### Work to be completed
Check each line of the listing below for the string "this", and copy the ones that have it.

====== Dataset ======

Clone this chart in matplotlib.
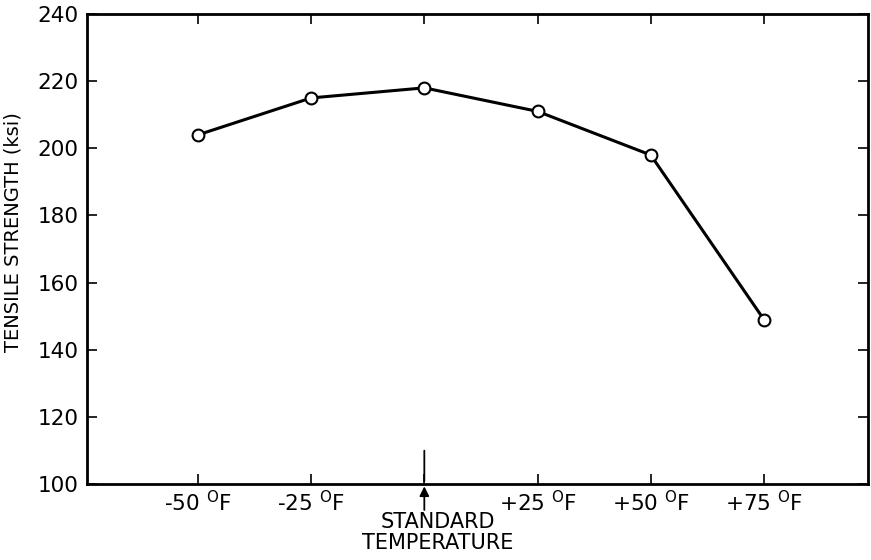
import matplotlib
matplotlib.use("Agg")
import matplotlib.pyplot as plt

# temperature offsets from standard (deg F) and tensile strength (ksi)
temps = [-50, -25, 0, 25, 50, 75]
strength = [204, 215, 218, 211, 198, 149]

xtick_pos = [-50, -25, 0, 25, 50, 75]
xtick_labels = ["-50 $^\\mathregular{O}$F", "-25 $^\\mathregular{O}$F", "",
                "+25 $^\\mathregular{O}$F", "+50 $^\\mathregular{O}$F", "+75 $^\\mathregular{O}$F"]
yticks = [100, 120, 140, 160, 180, 200, 220, 240]

plt.rcParams['font.family'] = ['DejaVu Sans']

fig = plt.figure(figsize=(8.71, 5.6), dpi=100)
ax = fig.add_axes([0.0999, 0.1357, 0.8967, 0.8393])

ax.plot(temps, strength, color='black', lw=2.2, marker='o', markersize=8.5,
        markerfacecolor='white', markeredgecolor='black', markeredgewidth=1.5, zorder=3)

ax.set_xlim(-74.5, 98)
ax.set_ylim(100, 240)
ax.set_yticks(yticks)
ax.set_xticks(xtick_pos)
ax.set_xticklabels(xtick_labels)

for s in ax.spines.values():
    s.set_linewidth(2.0)

ax.tick_params(axis='both', direction='in', length=7, width=1.2, labelsize=15.5,
               top=True, right=True)
ax.tick_params(axis='x', pad=4)
ax.tick_params(axis='y', pad=6)

ax.set_ylabel("TENSILE STRENGTH (ksi)", fontsize=14)
ax.yaxis.set_label_coords(-0.082, 0.536)

# standard temperature marker: line above axis plus arrow below
ax.annotate("", xy=(0, 0), xycoords=('data', 'axes fraction'),
            xytext=(0, 26), textcoords='offset points',
            arrowprops=dict(arrowstyle='-', lw=1.3, color='black'),
            annotation_clip=False)
ax.annotate("", xy=(0, -0.005), xycoords=('data', 'axes fraction'),
            xytext=(0, -17), textcoords='offset points',
            arrowprops=dict(arrowstyle='-|>', lw=1.3, color='black',
                            mutation_scale=14, shrinkA=0, shrinkB=0),
            annotation_clip=False)
ax.annotate("STANDARD\nTEMPERATURE", xy=(3, 0), xycoords=('data', 'axes fraction'),
            xytext=(0, -20), textcoords='offset points', ha='center', va='top',
            fontsize=15, linespacing=1.1, annotation_clip=False)

fig.savefig("out.png", dpi=100)
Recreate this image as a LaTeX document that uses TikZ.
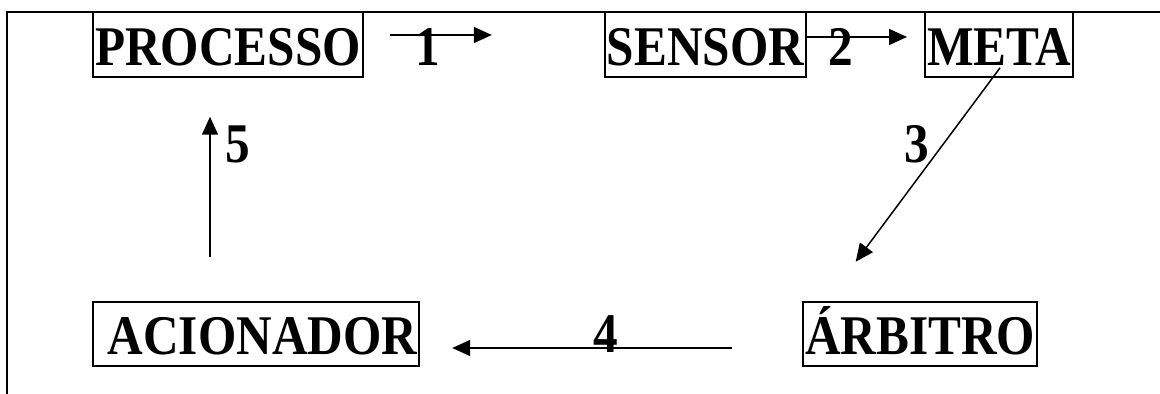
\documentclass[tikz,border=0pt]{standalone}
\usepackage{fontspec}
\setmainfont[FakeStretch=0.88]{Liberation Serif}
\usepackage{tikz}
\usetikzlibrary{arrows.meta,positioning}

\begin{document}
\begin{tikzpicture}[x=0.5pt, y=-0.5pt, >={Triangle[length=9pt,width=8pt]},
    box/.style={draw, line width=1pt, inner xsep=1pt, inner ysep=0pt,
      text height=26.5pt, text depth=5.75pt,
      font=\fontsize{28}{30}\selectfont\bfseries},
    num/.style={anchor=base, inner sep=0pt, font=\fontsize{28}{30}\selectfont\bfseries},
    flow/.style={->, line width=0.75pt}]
\useasboundingbox (0,0) rectangle (1160,394);
% frame on the left and top
\draw[line width=1pt] (7,394) -- (7,12) -- (1160,12);

% top row
\node[box] (processo) at (228,44.5) {PROCESSO};
\node[box, right=120pt of processo] (sensor) {SENSOR};
\node[box, right=58.5pt of sensor] (meta) {META};
% bottom row
\node[box] (acionador) at (256,334) {\hspace{6.5pt}ACIONADOR};
\node[box, right=191pt of acionador] (arbitro) {ÁRBITRO};

% loop of arrows
\draw[flow] ([shift={(26,-9.5)}]processo.east) -- ([shift={(-112,-9.5)}]sensor.west);
\draw[flow] ([yshift=3.75pt]sensor.east) -- ([shift={(-17,-7.5)}]meta.west);
\draw[flow] ([shift={(1,-10)}]meta.south) -- ([shift={(-64.5,-39)}]arbitro.north);
\draw[flow] ([shift={(-70,14)}]arbitro.west) -- ([shift={(32,14)}]acionador.east);
\draw[flow] ([shift={(-46,-44)}]acionador.north) -- ([shift={(-18,39)}]processo.south);

\node[num] (n1) at (428,66) {1};
\node[num] (n2) at (841,66) {2};
\node[num] (n3) at (917,163) {3};
\node[num] (n4) at (606,353) {4};
\node[num] (n5) at (238,163) {5};
\end{tikzpicture}
\end{document}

======

### Answer to the task
Clone this chart in matplotlib.
Recreate this image as a LaTeX document that uses TikZ.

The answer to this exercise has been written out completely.